Caminar la línea
Camus escribió que en lo más profundo del invierno finalmente aprendió que dentro de él habitaba un verano invencible. Y en las ciudades parece que siempre sucede igual. Con la llegada de los días largos vuelve la vida: las aceras se pueblan de gente, sudorosa y feliz, y los parques se llenan de runners, paseantes y lectores tumbados en toallas gigantes. Cada año me pregunto dónde se estaban escondiendo esas personas, debajo de qué piedra estaban hibernando. En verano por fin podemos liberar tensión, y esa calidez invita a muchos a salir a disfrutar del aire libre hasta que se vaya la luz. Es como si de repente fuera posible que muchas vidas quepan en un solo día, con el césped de los parques extendiéndose bajo los pies de los que los recorren. Dejamos atrás los escenarios oscuros y cerrados, y cualquier actividad cobra más brillo con el cambio de escenario: sustituimos la piscina interior por las brazadas en la playa, la cinta de correr por los parques.

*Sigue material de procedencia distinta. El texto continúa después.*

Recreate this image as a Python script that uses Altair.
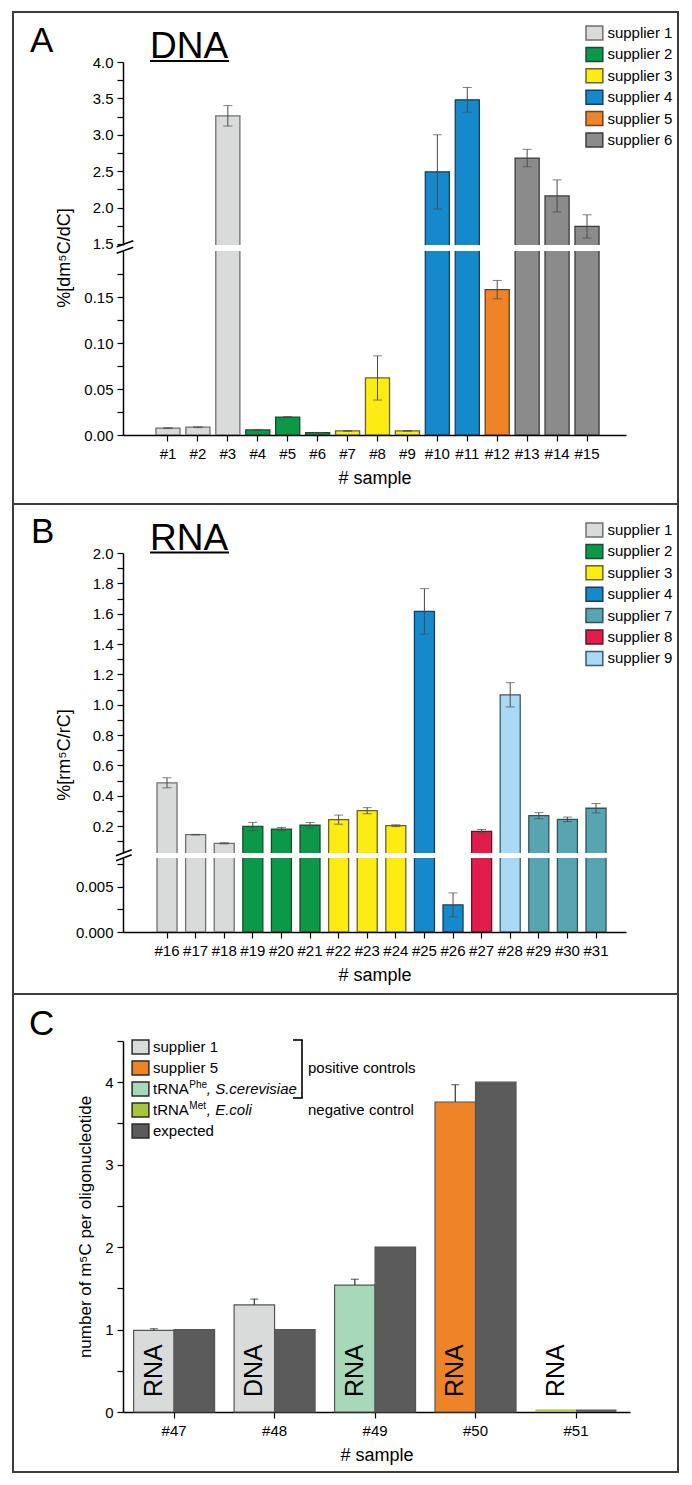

En muchos de estos parques me he quedado observando a los equilibristas que caminan decididos sobre una fina cuerda atada a los troncos de dos árboles. El corto trayecto exige la concentración absoluta de los que recorren, suspendidos entre las hojas de las plantas y el césped del suelo. La expresión en inglés para esta práctica es walk the line, caminar la línea. La frase hace referencia también a la posición intermedia entre dos opciones antagónicas, entre dos opiniones opuestas, y a la práctica del autocontrol. El cantante Johnny Cash la utilizó como declaración de amor y fidelidad, haciendo referencia al salto de fe que le exigía su relación con June Carter (“because you’re mine, I walk the line”). Paseando hace poco por el parque del Retiro no dejaba de sorprenderme la cantidad de deportistas y espontáneos que se mezclaban con los visitantes de las casetas de la Feria del Libro. Nunca he sido una gran atleta, y admiro a la gente que se entrega con disciplina al ejercicio, especialmente durante la temporada de calor. Las escenas del Retiro me transportan a otros parques en los que he pasado días de sol. La Ciutadella en Barcelona, donde pasé horas al salir de clases en la universidad; Hampstead Heath en Londres (donde leí por primera vez a Julian Barnes), con grupos de ingleses tomando cerveza y haciendo pícnic, celebrando un día en el que el tiempo es clemente; Central Park, con ciclistas recorriendo el verde de la Gran Manzana arriba y abajo, y telón de fondo de tantos paseos y lecturas. En cierto modo, existe una conexión invisible entre los espacios verdes de todas estas ciudades, donde sus habitantes conviven entre ejercicios de equilibrismo y lecturas relajadas.
Los que caminan la línea en los parques son un reflejo del trajín de nuestros días, oscilando entre extremos. Cuando la madre de la escritora Cheryl Strayed falleció prematuramente, la hija cosmopolita no encontró otra manera de enfrentarse a su duelo que dejar atrás la ciudad y lanzarse a los bosques del Pacific Crest Trail. El ejercicio en el exterior nos pone de frente a las contradicciones con las que vivimos. Y, cada vez más, la necesidad de compensar la vida urbana con el contacto con la naturaleza se convierte en una constante. Muchos, como Strayed, reconectan consigo mismos con la naturaleza como marco: “Tenía que ver con la sensación que producía estar en la naturaleza. Con qué se sentía al caminar durante kilómetros sin más razón que ser testigo de la acumulación de árboles y praderas, montes y desiertos, torrentes y rocas, ríos y hierba, amaneceres y puestas de sol. Era una experiencia poderosa y fundamental”.